On the positive side, AI-driven automation in SLB's own operations — including AI-optimized supply chain management, predictive maintenance on logging tools and drilling equipment, and AI-enhanced quality control in manufacturing — is reducing internal operating costs by an estimated $100-200 million annually.
Moat Test
SLB's traditional moat rested on four pillars: proprietary subsurface data libraries accumulated over decades, a global field presence that competitors cannot replicate, specialized human expertise across thousands of geoscientists and engineers, and a portfolio of proprietary downhole tools and measurement technologies protected by patents.
AI is eroding three of these four pillars. The proprietary data library remains valuable — SLB's seismic and well log databases are among the richest in the industry, and AI models trained on proprietary data have a structural advantage over models trained on public data. However, the human expertise pillar is at risk as AI tools democratize interpretation capabilities. The global field presence remains relevant for hardware-intensive services, but is less defensible for digital and data services that can be delivered remotely. Patent-protected downhole tools retain their moat, but software and data services are increasingly the higher-margin growth vectors.
The Delfi platform itself could become a new moat if it achieves sufficient scale and integration depth. A platform that embeds deeply into operator workflows — with proprietary data, integrated applications, and AI models fine-tuned on years of operator-specific production data — creates switching costs that could eventually rival traditional service relationships. This is SLB's strategic bet, and it is a credible one.
Timeline Scenarios
1-3 Years (Near Term)
SLB's Delfi platform continues to gain enterprise adoption, with the Aramco deal setting a template for large national oil company deployments. Revenue from digital services grows at 15-20% annually, partially offsetting margin pressure in traditional field services. E&P operators increase AI investment but continue to rely on SLB for hardware-intensive services. Net AI impact is modestly negative on blended margins as digital revenue mix improves but at lower immediate profitability than mature field services.
3-7 Years (Medium Term)
AI-driven drilling automation becomes standard in major basins, reducing directional driller headcount requirements by 20-30%. SLB undertakes meaningful workforce restructuring, incurring $300-500 million in one-time charges. The Digital and Integration segment's margin profile clarifies — either it scales into a high-margin SaaS-like business or it faces commoditization pressure from cloud provider competition. Competition from Microsoft, AWS, and Google — all building energy industry AI offerings — intensifies in the data analytics layer.
7+ Years (Long Term)
In the long run, SLB's fate is tied to upstream E&P capital spending levels, which are driven by oil and gas demand. If fossil fuel demand declines materially after 2030, E&P capex falls, and with it the addressable market for oilfield services. SLB's pivot to digital and energy transition services — including carbon capture well services and geothermal drilling — will determine whether the company can maintain revenue scale in a shrinking traditional market.
Bull Case
In the bull case, Delfi becomes the dominant enterprise AI platform for the energy industry, generating $5+ billion in high-margin software and managed services revenue by 2028. Autonomous drilling technology developed by SLB becomes the industry standard, and SLB captures the productivity gains as the primary licensor. International and Middle East E&P spending remains robust, sustaining field services revenue. Margins expand to 25%+ at the EBITDA level. The company is re-rated as a technology company rather than a cyclical services company.
Bear Case
In the bear case, large technology companies — Microsoft, AWS, and Google — successfully commoditize the AI analytics layer for energy, undercutting SLB's Delfi pricing. E&P operators increasingly perform subsurface analysis in-house using hyperscaler AI tools, reducing Digital and Integration revenue by 15-20%. Autonomous drilling technology developed by equipment manufacturers displaces SLB's directional drilling crews. E&P capex declines as oil demand peaks, reducing the addressable market. SLB's margins revert to the low-20s EBITDA range, and the stock de-rates to 8-9x EBITDA.

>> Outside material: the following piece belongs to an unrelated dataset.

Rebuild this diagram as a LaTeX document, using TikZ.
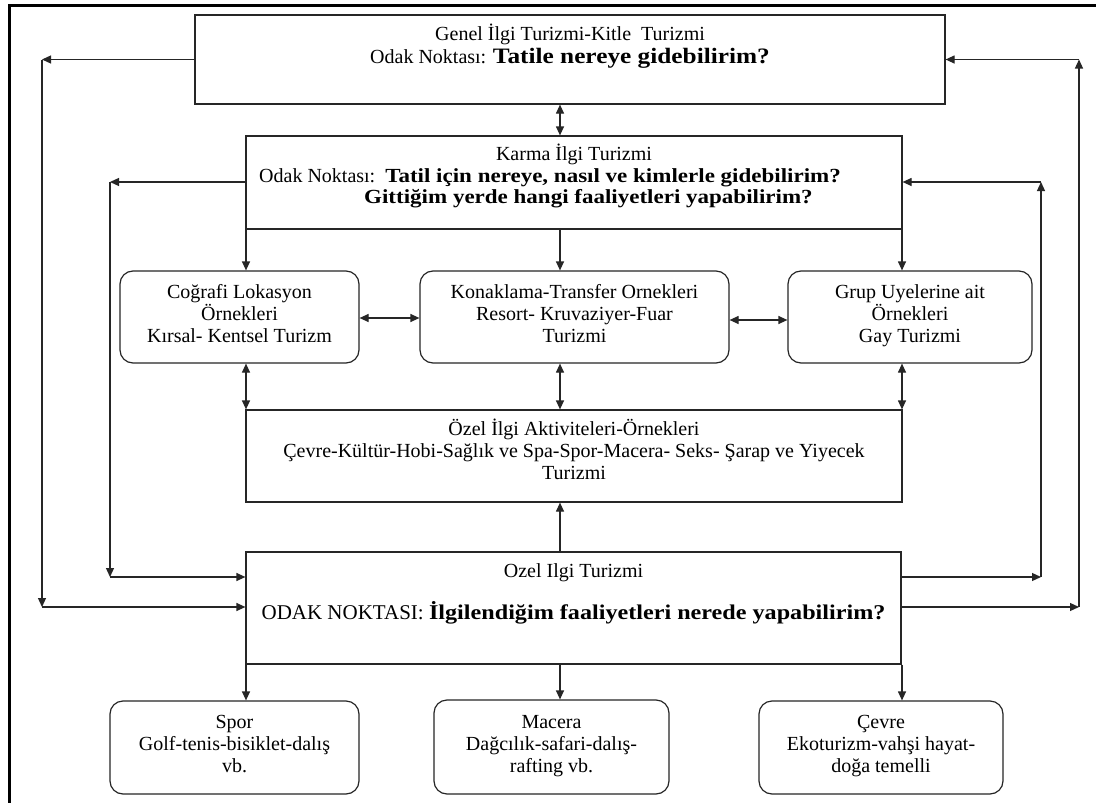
\documentclass[tikz,border=0pt]{standalone}
\usepackage{fontspec}
\setmainfont{Liberation Serif}[BoldFeatures={FakeStretch=1.15}]
\usetikzlibrary{arrows.meta}
\begin{document}
\begin{tikzpicture}[x=1pt,y=-1pt,
  box/.style={draw=black!85, line width=1.2pt, inner sep=0pt},
  rbox/.style={box, rounded corners=13pt},
  txt/.style={align=center, inner sep=0pt, anchor=base, font=\fontsize{20}{22}\selectfont},
  arr/.style={draw=black!85, line width=1.2pt, -{Triangle[length=9pt,width=8pt]}},
  darr/.style={draw=black!85, line width=1.2pt, {Triangle[length=9pt,width=8pt]}-{Triangle[length=9pt,width=8pt]}}]
\useasboundingbox (0,0) rectangle (1096,803);
\fill[white] (0,0) rectangle (1096,803);
\draw[line width=3pt] (1096,5) -- (9,5) -- (9,803);
% boxes
\node[box, minimum width=750pt, minimum height=89pt] (g) at (570,59.5) {};
\node[box, minimum width=656pt, minimum height=93pt] (k) at (574,182.5) {};
\node[rbox, minimum width=239pt, minimum height=92pt] (A) at (239.5,317) {};
\node[rbox, minimum width=309pt, minimum height=92pt] (B) at (574.5,317) {};
\node[rbox, minimum width=244pt, minimum height=92pt] (C) at (910,317) {};
\node[box, minimum width=656pt, minimum height=92pt] (oz) at (574,456) {};
\node[box, minimum width=655pt, minimum height=112pt] (o) at (573.5,608) {};
\node[rbox, minimum width=249pt, minimum height=93pt] (S) at (234.5,747.5) {};
\node[rbox, minimum width=235pt, minimum height=94pt] (M) at (551.5,747) {};
\node[rbox, minimum width=244pt, minimum height=93pt] (E) at (881,747.5) {};
% texts (base anchor = last line baseline)
\node[txt] (gt1) at (570,40) {Genel İlgi Turizmi-Kitle\ \ Turizmi};
\node[txt] (gt2) at (570,63) {Odak Noktası: {\fontsize{22}{24}\selectfont\textbf{Tatile nereye gidebilirim?}}};
\node[txt] (kt1) at (574,160) {Karma İlgi Turizmi};
\node[txt, anchor=base west] (kt2) at (259,182) {Odak Noktası:\ \ \textbf{Tatil için nereye, nasıl ve kimlerle gidebilirim?}};
\node[txt, anchor=base west] (kt3) at (364,203) {\textbf{Gittiğim yerde hangi faaliyetleri yapabilirim?}};
\node[txt] (At) at (239.5,342) {Coğrafi Lokasyon\\Örnekleri\\Kırsal- Kentsel Turizm};
\node[txt] (Bt) at (574.5,342) {Konaklama-Transfer Ornekleri\\Resort- Kruvaziyer-Fuar\\Turizmi};
\node[txt] (Ct) at (910,342) {Grup Uyelerine ait\\Örnekleri\\Gay Turizmi};
\node[txt] (ozt) at (574,479) {Özel İlgi Aktiviteleri-Örnekleri\\Çevre-Kültür-Hobi-Sağlık ve Spa-Spor-Macera- Seks- Şarap ve Yiyecek\\Turizmi};
\node[txt] (ot1) at (573.5,577) {Ozel Ilgi Turizmi};
\node[txt, font=\fontsize{21}{23}\selectfont] (ot2) at (573.5,619) {ODAK NOKTASI: \textbf{İlgilendiğim faaliyetleri nerede yapabilirim?}};
\node[txt] (St) at (234.5,772) {Spor\\Golf-tenis-bisiklet-dalış\\vb.};
\node[txt] (Mt) at (551.5,772) {Macera\\Dağcılık-safari-dalış-\\rafting vb.};
\node[txt] (Et) at (881,772) {Çevre\\Ekoturizm-vahşi hayat-\\doğa temelli};
% helper coordinates
\coordinate (xl) at (246,0);
\coordinate (xc) at (560,0);
\coordinate (xr) at (902,0);
\coordinate (yab) at (0,318);
\coordinate (ybc) at (0,320);
\coordinate (lo1) at (42,59.5);
\coordinate (lo2) at (42,607);
\coordinate (li1) at (110,182);
\coordinate (li2) at (110,577);
\coordinate (ri1) at (1041,182);
\coordinate (ri2) at (1041,577);
\coordinate (ro1) at (1079,59.5);
\coordinate (ro2) at (1079,607);
% connectors
\draw[darr] (g.south -| xc) -- (k.north -| xc);
\draw[arr] (k.south -| xl) -- (A.north -| xl);
\draw[arr] (k.south -| xc) -- (B.north -| xc);
\draw[arr] (k.south -| xr) -- (C.north -| xr);
\draw[darr] (A.east |- yab) -- (B.west |- yab);
\draw[darr] (B.east |- ybc) -- (C.west |- ybc);
\draw[darr] (A.south -| xl) -- (oz.north -| xl);
\draw[darr] (B.south -| xc) -- (oz.north -| xc);
\draw[darr] (C.south -| xr) -- (oz.north -| xr);
\draw[arr] (o.north -| xc) -- (oz.south -| xc);
\draw[arr] (o.south -| xl) -- (S.north -| xl);
\draw[arr] (o.south -| xc) -- (M.north -| xc);
\draw[arr] (o.south -| xr) -- (E.north -| xr);
% loops
\draw[arr] (g.west) -- (lo1);
\draw[arr] (lo1) -- (lo2);
\draw[arr] (lo2) -- (o.west |- lo2);
\draw[arr] (k.west |- li1) -- (li1);
\draw[arr] (li1) -- (li2);
\draw[arr] (li2) -- (o.west |- li2);
\draw[arr] (o.east |- ri2) -- (ri2);
\draw[arr] (ri2) -- (ri1);
\draw[arr] (ri1) -- (k.east |- ri1);
\draw[arr] (o.east |- ro2) -- (ro2);
\draw[arr] (ro2) -- (ro1);
\draw[arr] (ro1) -- (g.east);
\end{tikzpicture}
\end{document}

Verdict: AI Margin Pressure Score 6/10
SLB scores 6/10 on AI margin pressure. The company faces meaningful and near-term disruption to its highest-margin service lines as AI democratizes subsurface intelligence. The Delfi platform is a credible strategic response, but the transition from high-touch technical services to platform software is operationally difficult and margin-dilutive in the medium term. The dual role of AI disruptor and disrupted creates genuine execution risk. This is the most interesting and complex AI story in the energy services space.
Takeaways for Investors
SLB is the oilfield services company most exposed to AI disruption and most actively building its own AI response. Investors should focus on: (1) Delfi platform revenue growth and margin trajectory as indicators of whether the digital pivot is working; (2) headcount trends as a proxy for AI-driven workforce restructuring; (3) competitive positioning of Delfi versus hyperscaler energy AI offerings; and (4) E&P capex outlook as the macro driver of field services demand. The 6/10 AI Margin Pressure Score reflects real disruption risk that is already manifesting in service pricing pressure — this is not a distant structural risk but an active competitive dynamic.